I can't wait until the stomper is out of my life. The pushing has been too much. I'm sick of it. The stomper made me cry in front of others and after that, sent me a box of candy from Amazon the following Monday.
You can't treat people poorly, buy a box of candy and say I appreciate you. WTF? Honestly. What's wrong with people? It doesn't make things better. It makes me fatter and the feeling of it's going to be ok just lasts for a moment. No. The stomper is an insensitive and thoughtless person. I guess I went back and forth on how I felt and now that things will be changing I can't wait for this change to happen. It would be nice if I didn't go through this with the next person. Just an airheaded teenager I've been dealing with who's been playing dress up to be important. Have fun with Frick and Frack. They're the team you deserve.
I think my health information got hacked or my ID card information with my insurance company. I get notifications sent to my work email when a claims get denied or approved. Sometimes I'll look it up to see if I have a bill coming my way. This email was strange. It said they were sending the claim back for more information to my doctor and the date of service was February 9th.
I didn't see anyone on February 9th. What in the world was this about? I tried to sign into my account and it wouldn't let me even when I tried to change my password so I called. It was for a urinary catheter.

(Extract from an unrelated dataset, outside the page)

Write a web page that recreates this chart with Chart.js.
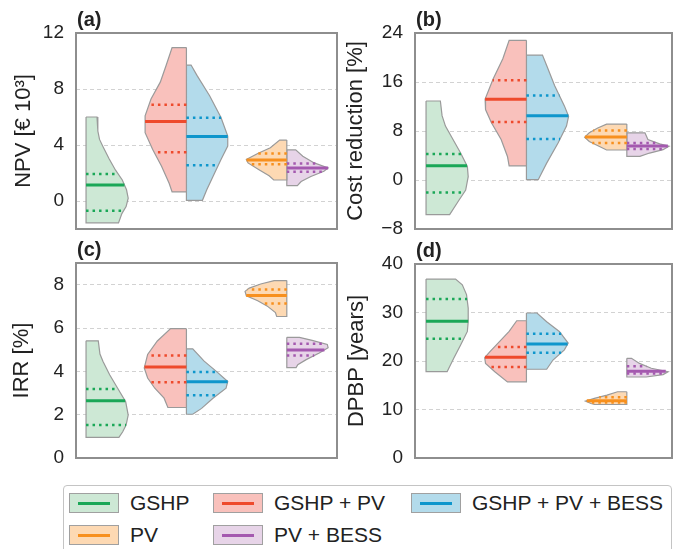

WHAT? I said I did not have any service whatsoever done regarding a urinary catheter. The only thing I had one around that time is have a broken blood vessel fixed on my nose. I don't think my dermatologist used a catheter on my nose. If he did, well that's pretty wild, but I know he didn't because they gave me a doctors name and I said I never went to that doctor.
I looked up the doctor. She's a family doctor who does deal with diabetes. Is someone using my insurance card? How come nobody checked their driver's license? The woman on the phone said she had to do more investigating and would call me back by no later than Friday of next week.
I didn't feel good about having to wait that long so I called back and asked if I could get an explanation of benefits mailed to me so I could find out what other services might have been billed to the insurance company since I can't access my account. They said they would mail it to me and hopefully I will get a call on Monday.
If I have to file a police report, I want the EOBs as my paper trail for starters. The crying started when I realized what had happened. I thought I'm so pushed every day. Feel used and abused mentally and then someone wants to steal my identity? Did my life look that appealing to them? They can have it.
I also thought this isn't anything new. I had this happen with my anniversary gift card and it got sorted out. My mom had the rent check stolen out of a mailbox. My sister got hacked on Linkedin and Indeed. Our company had an outage where I couldn't work for a month. My healthcare provider had their system hacked some time ago. This is life. Someone actually tried to sign into my gmail account the other day and Google stopped them. Yeah, I changed my password right away. This is life. Hacking is a new norm and it sucks.
I have to take my car in for an oil change and here's hoping I don't need anything new. I need to set my money aside for my registration in another month or so.
I need to hug my cat. I'm having a sad moment.